Su Boonlieng asked his young audience at the "Dream Moulding Troop" programme: "Why do you need two straws in iced coffee?"

Write up a storm

Su Boonlieng

He paused a little, leaving the audience to think, before he voiced some ideas.

Thinking a lot is a must for writers.

"When people say 'don't think too much', don't believe them," said Su, who's been a writer for almost 20 years. "Just don't be a scatterbrain. Learn how to think systematically."

Thinking systematically doesn't necessarily mean going from step one to two to three and then to four, says columnist Sorakon Adullayanon of the Matichon Sudsapda magazine.

"It could be one-three-four-two, but it should be supported logically."

A source and an idea are what writers require, says Songklod Bangyeekhan, the editor of a day magazine.

"Writers find sources everywhere, but they must learn to turn it into an enquiry. Questioning things is more important than getting answers. It's about seeing things that others can't, and seeing them from different angles. You will never get good answers to silly questions," says the editor.

Often writers don't know what to write.

There are two explanations for that, Su explained. First, they don't have any ideas and, second, they have too many ideas.

"If you meet the same old group of people and talk about the same old things, you'll never have any input. So, how are you going to create an output?"

Su said the answer maybe in going out - go to the theatre, watch a movie, attend the launch of a new shopping mall.

Then put the ideas you get from these events into your drawer of thoughts, advised Sorakon. "This way you can always pull them out whenever you want."

Songklod also suggested that writers keep raising questions.

"When you say you know something, it means you don't really know it. Admitting that you don't know something helps you learn more," he said.

Su added that from not knowing enough about something leads to thought, the development of ideas and then to the discovery of answers.

"But if you make too many observations, you'll just go nuts," he joked.

Reading is a minefield of knowledge for writers, Sorakon added. "Reading gives you the raw material and you can refine them when writing."

But, reading a book is less important than reading what goes on around you, said Su.

"If you don't read the world, you won't have anything to write about. But as few can read the world since they are born, people need to read books to get a better idea of the world. And when you can read what you see, you get things to write about and then readers can read your thoughts once more."

Don't worry if you're too young and afraid that you can't read the world too well.
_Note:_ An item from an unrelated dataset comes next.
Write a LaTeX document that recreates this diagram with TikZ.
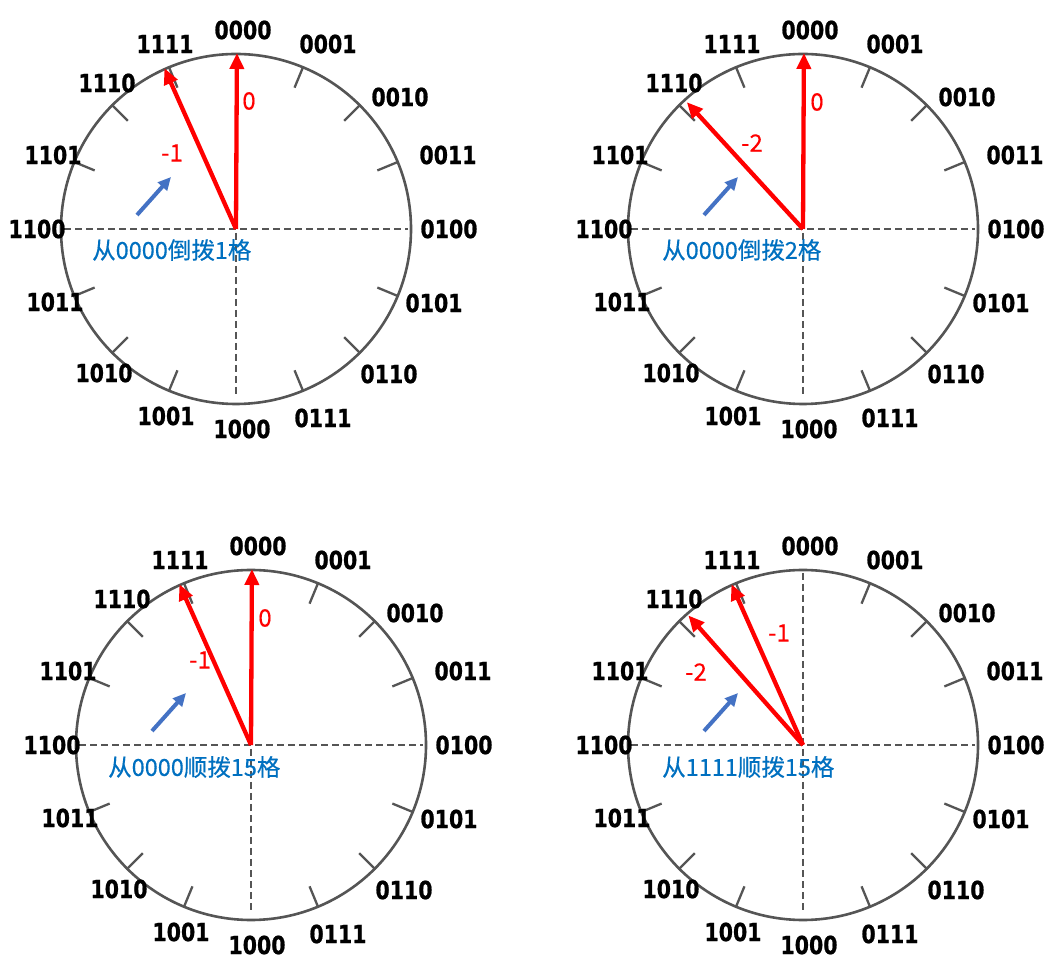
\documentclass[tikz,border=0pt]{standalone}
\usepackage{fontspec}
\usetikzlibrary{arrows.meta}
\newfontfamily\labfont[FakeStretch=0.82, BoldFeatures={FakeBold=0.8}]{DejaVu Sans}
\newfontfamily\cjkfont[FakeBold=0.4]{Noto Sans CJK SC}
\definecolor{rimgray}{RGB}{85,85,85}
\definecolor{txtblue}{RGB}{0,112,192}
\definecolor{arrblue}{RGB}{68,114,196}
\tikzset{
  rim/.style={draw=rimgray, line width=2.6pt},
  ticksty/.style={draw=rimgray, line width=2.3pt},
  axisdash/.style={draw=rimgray, line width=2pt, dash pattern=on 7pt off 4pt},
  binlab/.style={font=\labfont\bfseries\fontsize{25}{25}\selectfont, inner sep=0pt, text=black},
  redlab/.style={text=red, font=\cjkfont\fontsize{24}{24}\selectfont, inner sep=0pt},
  bluelab/.style={text=txtblue, font=\cjkfont\fontsize{23.5}{24}\selectfont, inner sep=0pt, anchor=west},
  redarrow/.style={draw=red, line width=4.3pt, -{Triangle[length=16pt,width=14pt]}},
  bluearrow/.style={draw=arrblue, line width=4pt, -{Triangle[length=13pt,width=12pt]}},
  clockface/.pic={
    \coordinate (-c) at (0,0);
    \draw[rim] (0,0) circle[radius=175];
    \foreach \a in {1,2,3,5,6,7,9,10,11,13,14,15}
      \draw[ticksty] (\a*22.5:176) -- (\a*22.5:153);
    \draw[axisdash] (-172,0) -- (172,0);
    \draw[axisdash] (0,172) -- (0,-168);
    \foreach \t/\dx/\dy in {0000/7/199, 0001/92/185, 0010/164/132, 0011/212/74,
      0100/213/0, 0101/198/-74, 0110/153/-145, 0111/87/-189, 1000/6/-200,
      1001/-70/-187, 1010/-132/-144, 1011/-181/-73, 1100/-199/0,
      1101/-183/74, 1110/-129/146, 1111/-71/185}
      \node[binlab] (-\t) at (\dx,\dy) {\t};
    \coordinate (-ba) at (-99,14);
    \coordinate (-bb) at (-65,52);
    \draw[bluearrow] (-ba) -- (-bb);
  }
}
\begin{document}
\begin{tikzpicture}[x=1pt,y=1pt]
\useasboundingbox[fill=white] (0,0) rectangle (1055,967);

% clock 1
\pic (k1) at (236,738) {clockface};
\path (k1-c) ++(89.7:176) coordinate (k1-z) (k1-c) ++(114:176) coordinate (k1-m);
\draw[redarrow] (k1-c) -- (k1-z);
\draw[redarrow] (k1-c) -- (k1-m);
\node[redlab] (k1-l0) at ([shift={(13,128)}]k1-c) {0};
\node[redlab] (k1-l1) at ([shift={(-64,76)}]k1-c) {-1};
\node[bluelab] (k1-txt) at ([shift={(-144,-21)}]k1-c) {从0000倒拨1格};

% clock 2
\pic (k2) at (803,738) {clockface};
\path (k2-c) ++(89.7:176) coordinate (k2-z) (k2-c) ++(132.5:172) coordinate (k2-m);
\draw[redarrow] (k2-c) -- (k2-z);
\draw[redarrow] (k2-c) -- (k2-m);
\node[redlab] (k2-l0) at ([shift={(14,127)}]k2-c) {0};
\node[redlab] (k2-l1) at ([shift={(-51,86)}]k2-c) {-2};
\node[bluelab] (k2-txt) at ([shift={(-141,-21)}]k2-c) {从0000倒拨2格};

% clock 3
\pic (k3) at (251,222) {clockface};
\path (k3-c) ++(89.7:176) coordinate (k3-z) (k3-c) ++(114:176) coordinate (k3-m);
\draw[redarrow] (k3-c) -- (k3-z);
\draw[redarrow] (k3-c) -- (k3-m);
\node[redlab] (k3-l0) at ([shift={(14,127)}]k3-c) {0};
\node[redlab] (k3-l1) at ([shift={(-51,85)}]k3-c) {-1};
\node[bluelab] (k3-txt) at ([shift={(-143,-22)}]k3-c) {从0000顺拨15格};

% clock 4
\pic (k4) at (803,222) {clockface};
\path (k4-c) ++(114:176) coordinate (k4-m1) (k4-c) ++(131.5:173) coordinate (k4-m2);
\draw[redarrow] (k4-c) -- (k4-m1);
\draw[redarrow] (k4-c) -- (k4-m2);
\node[redlab] (k4-l1) at ([shift={(-24,112)}]k4-c) {-1};
\node[redlab] (k4-l2) at ([shift={(-107,73)}]k4-c) {-2};
\node[bluelab] (k4-txt) at ([shift={(-141,-22)}]k4-c) {从1111顺拨15格};
\end{tikzpicture}
\end{document}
"If you read the world like a 60-year-old man, life would be too still. Readers need liveliness and different points of view. There's no such thing as the best and the worst. You'll be always in between. There'll be people above us and below us. So go forward step by step," Songklod advised.

Su said writers shouldn't waste time on theory, but must spend time practising.

"Writing is like swimming," he said. A good lecture leads to good learning, but "you can't swim by just listening".

So if you want to be a good writer, write. And one of the main rule of thumb is, stop worrying!

Don't worry about the style, it'll develop as you go along.

"Initially I started writing the way I liked. But now, I write the way I am," said Songklod, who has published four pocket books.

Many young writers also worry about wording, Su said.

"There's no word that is better than the others. It depends on the writer - how and when you want to use it. Instead of the word 'mother', you could say 'a woman you want to hug all your life' or 'a father's wife', so long as it conveys the right meaning. You can't say 'tea' if you mean 'coffee'."

And don't obsess about what other people think or say.

"For instance the statement that 'mothers always love their children'. How come? Haven't you read about mothers who've hurt their babies with a lit cigarette? Or the idea that 'Thailand is the Land of Smiles'. Is it really the Land of Smiles?"

Columnist Sorakon suggested starting off with a blog.

"Don't wait. Don't just let the words and stories keep running inside your head. It's useless. Many people think writing is easy but when you get down to it, you may find that you only have a problem with the use of a conjunction or two.

"Writing is easy - just spend time on it."